***½/**** Image A- Sound B+ Extras B
starring Chris Evans, Tommy Lee Jones, Hugo Weaving, Stanley Tucci
screenplay by Christopher Markus & Stephen McFeely
directed by Joe Johnston
by Walter Chaw Given the opportunity to finally do the sequel to his The Rocketeer that I've sort of been hoping to see for the last twenty years, Joe Johnston comes through with flying colours. The absolutely, unapologetically cornpone Captain America: The First Avenger achieves exactly the right tone of Greatest Generation wartime propaganda without any winking post-modern irony to befoul the stew.
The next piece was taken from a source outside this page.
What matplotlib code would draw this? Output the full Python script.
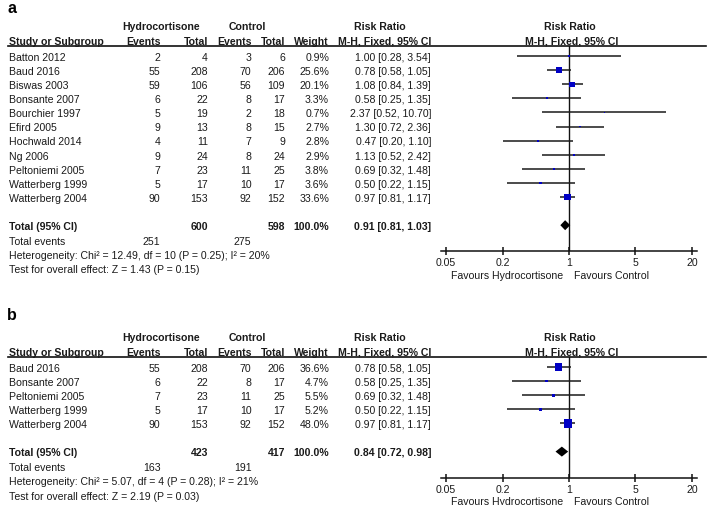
import numpy as np
import matplotlib
matplotlib.use("Agg")
import matplotlib.pyplot as plt
from matplotlib.transforms import blended_transform_factory

plt.rcParams['font.family'] = ['Liberation Sans', 'DejaVu Sans']

# panel a: all studies
studies_a = ["Batton 2012", "Baud 2016", "Biswas 2003", "Bonsante 2007", "Bourchier 1997",
             "Efird 2005", "Hochwald 2014", "Ng 2006", "Peltoniemi 2005",
             "Watterberg 1999", "Watterberg 2004"]
hc_events_a = [2, 55, 59, 6, 5, 9, 4, 9, 7, 5, 90]
hc_total_a = [4, 208, 106, 22, 19, 13, 11, 24, 23, 17, 153]
ct_events_a = [3, 70, 56, 8, 2, 8, 7, 8, 11, 10, 92]
ct_total_a = [6, 206, 109, 17, 18, 15, 9, 24, 25, 17, 152]
weight_a = [0.9, 25.6, 20.1, 3.3, 0.7, 2.7, 2.8, 2.9, 3.8, 3.6, 33.6]
rr_a = [1.00, 0.78, 1.08, 0.58, 2.37, 1.30, 0.47, 1.13, 0.69, 0.50, 0.97]
lo_a = [0.28, 0.58, 0.84, 0.25, 0.52, 0.72, 0.20, 0.52, 0.32, 0.22, 0.81]
hi_a = [3.54, 1.05, 1.39, 1.35, 10.70, 2.36, 1.10, 2.42, 1.48, 1.15, 1.17]
total_a = {"hc_total": 600, "ct_total": 598, "rr": 0.91, "lo": 0.81, "hi": 1.03,
           "hc_events": 251, "ct_events": 275,
           "het": "Heterogeneity: Chi² = 12.49, df = 10 (P = 0.25); I² = 20%",
           "z": "Test for overall effect: Z = 1.43 (P = 0.15)"}

# panel b: subset
studies_b = ["Baud 2016", "Bonsante 2007", "Peltoniemi 2005", "Watterberg 1999", "Watterberg 2004"]
hc_events_b = [55, 6, 7, 5, 90]
hc_total_b = [208, 22, 23, 17, 153]
ct_events_b = [70, 8, 11, 10, 92]
ct_total_b = [206, 17, 25, 17, 152]
weight_b = [36.6, 4.7, 5.5, 5.2, 48.0]
rr_b = [0.78, 0.58, 0.69, 0.50, 0.97]
lo_b = [0.58, 0.25, 0.32, 0.22, 0.81]
hi_b = [1.05, 1.35, 1.48, 1.15, 1.17]
total_b = {"hc_total": 423, "ct_total": 417, "rr": 0.84, "lo": 0.72, "hi": 0.98,
           "hc_events": 163, "ct_events": 191,
           "het": "Heterogeneity: Chi² = 5.07, df = 4 (P = 0.28); I² = 21%",
           "z": "Test for overall effect: Z = 2.19 (P = 0.03)"}

tick_vals = [0.05, 0.2, 1, 5, 20]
tick_labels = ["0.05", "0.2", "1", "5", "20"]

W, H = 708, 506
ROW = 14.1
FS = 7.6
TXT = '#1a1a1a'
BLUE = '#0000c4'

fig = plt.figure(figsize=(W / 100, H / 100), dpi=100)
bg = fig.add_axes([0, 0, 1, 1])
bg.set_xlim(0, W)
bg.set_ylim(H, 0)
bg.axis('off')


def draw_panel(label, label_px, first_px, studies, hc_ev, hc_tot, ct_ev, ct_tot, wts, rr, lo, hi, tot):
    n = len(studies)
    total_row = n + 1
    top_px = first_px - 10
    bot_px = first_px + total_row * ROW + 26
    x0, x1 = 441, 697
    ax = fig.add_axes([x0 / W, 1 - bot_px / H, (x1 - x0) / W, (bot_px - top_px) / H])
    ax.patch.set_alpha(0)
    ax.set_xscale('log')
    # 0.05 and 20 sit 5 px inside the axis ends
    dec = (692 - 446) / np.log10(400)
    pad = 5 / dec
    ax.set_xlim(10 ** (np.log10(0.05) - pad), 10 ** (np.log10(20) + pad))
    ax.set_ylim((bot_px - first_px) / ROW, (top_px - first_px) / ROW)
    for s in ['top', 'left', 'right']:
        ax.spines[s].set_visible(False)
    ax.spines['bottom'].set_linewidth(1.1)
    ax.spines['bottom'].set_color('#111111')
    ax.set_yticks([])
    ax.set_xticks(tick_vals)
    ax.set_xticklabels(tick_labels)
    ax.xaxis.set_minor_locator(matplotlib.ticker.NullLocator())
    ax.tick_params(axis='x', direction='inout', length=6, width=1.1, pad=1.5,
                   labelsize=FS, colors='#111111', labelcolor=TXT)
    ax.axvline(1, color='#111111', lw=1.0, zorder=1)

    rows = np.arange(n)
    ax.hlines(rows, lo, hi, color='#1a1a1a', lw=1.1, zorder=2)
    side_px = np.maximum(12 * np.sqrt(np.array(wts) / 100), 1.6)
    ax.scatter(rr, rows, marker='s', s=(side_px * 0.72) ** 2, color=BLUE,
               linewidths=0, zorder=3)
    dh = 5 / ROW
    ax.fill([tot["lo"], tot["rr"], tot["hi"], tot["rr"]],
            [total_row, total_row - dh, total_row, total_row + dh],
            color='black', lw=0, zorder=3)

    tr = blended_transform_factory(bg.transData, ax.transData)
    base = 0.27

    def t(x, row, s, ha='left', bold=False, size=FS):
        ax.text(x, row + base, s, transform=tr, ha=ha, va='baseline', fontsize=size,
                fontweight='bold' if bold else 'normal', color=TXT, clip_on=False)

    # panel letter
    ax.text(7, (label_px - first_px) / ROW, label, transform=tr, ha='left', va='baseline',
            fontsize=11.5, fontweight='bold', color='black', clip_on=False)
    # headers
    h1, h2 = -2.2, -1.13
    t(161, h1, "Hydrocortisone", ha='center', bold=True)
    t(247, h1, "Control", ha='center', bold=True)
    t(380, h1, "Risk Ratio", ha='center', bold=True)
    t(570, h1, "Risk Ratio", ha='center', bold=True)
    t(9, h2, "Study or Subgroup", bold=True)
    t(161, h2, "Events", ha='right', bold=True)
    t(208, h2, "Total", ha='right', bold=True)
    t(252, h2, "Events", ha='right', bold=True)
    t(285, h2, "Total", ha='right', bold=True)
    t(329, h2, "Weight", ha='right', bold=True)
    t(431, h2, "M-H, Fixed, 95% CI", ha='right', bold=True)
    t(572, h2, "M-H, Fixed, 95% CI", ha='center', bold=True)
    ax.plot([8, 706], [(top_px - first_px) / ROW] * 2, transform=tr, color='#111111',
            lw=1.2, clip_on=False)

    for i in range(n):
        t(9, i, studies[i])
        t(160.5, i, str(hc_ev[i]), ha='right')
        t(208, i, str(hc_tot[i]), ha='right')
        t(251.5, i, str(ct_ev[i]), ha='right')
        t(285, i, str(ct_tot[i]), ha='right')
        t(329, i, f"{wts[i]:.1f}%", ha='right')
        t(431, i, f"{rr[i]:.2f} [{lo[i]:.2f}, {hi[i]:.2f}]", ha='right')

    t(9, total_row, "Total (95% CI)", bold=True)
    t(208, total_row, str(tot["hc_total"]), ha='right', bold=True)
    t(285, total_row, str(tot["ct_total"]), ha='right', bold=True)
    t(329, total_row, "100.0%", ha='right', bold=True)
    t(431, total_row, f"{tot['rr']:.2f} [{tot['lo']:.2f}, {tot['hi']:.2f}]", ha='right', bold=True)
    t(9, total_row + 1.06, "Total events")
    t(160.5, total_row + 1.06, str(tot["hc_events"]), ha='right')
    t(251.5, total_row + 1.06, str(tot["ct_events"]), ha='right')
    t(9, total_row + 2.06, tot["het"])
    t(9, total_row + 3.06, tot["z"])

    axis_row = (bot_px - first_px) / ROW
    t(507, axis_row + 1.6, "Favours Hydrocortisone", ha='center')
    t(612, axis_row + 1.6, "Favours Control", ha='center')


draw_panel("a", 13, 57, studies_a, hc_events_a, hc_total_a, ct_events_a, ct_total_a,
           weight_a, rr_a, lo_a, hi_a, total_a)
draw_panel("b", 320, 368, studies_b, hc_events_b, hc_total_b, ct_events_b, ct_total_b,
           weight_b, rr_b, lo_b, hi_b, total_b)

fig.savefig("out.png", dpi=100, facecolor='white')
It's an earnest, genuine underdog story about a wimpy kid, Steve (Chris Evans, digitally reduced), who's beaten up for defending the sanctity of the movie theatre before finally, on his sixth try, being accepted into the army under the kind auspices of mad scientist Dr. Erskine (Stanley Tucci). Erskine sees an essential goodness in Steve, a decency born from the Great War heroism of his long-gone parents, it's suggested (in high-Fifties style), while crusty Col. Philips (Tommy Lee Jones) is persuaded by this twerp's willingness to dive on a grenade to save a platoon made up of the type of men who spent their childhood tormenting guys like Steve. Asked if he wants to kill Nazis, Steve replies that he doesn't want to kill anyone--he simply hates bullies. Steve, see, is an idealist. And any film that paints America's bedrock idealism as heroic is not just the right kind of patriotic (the kind that doesn't demean other cultures) and the right shade of nostalgia (i.e., in love with the essential purity of the hope behind the foundation of our country)--it's more than okay by me, too.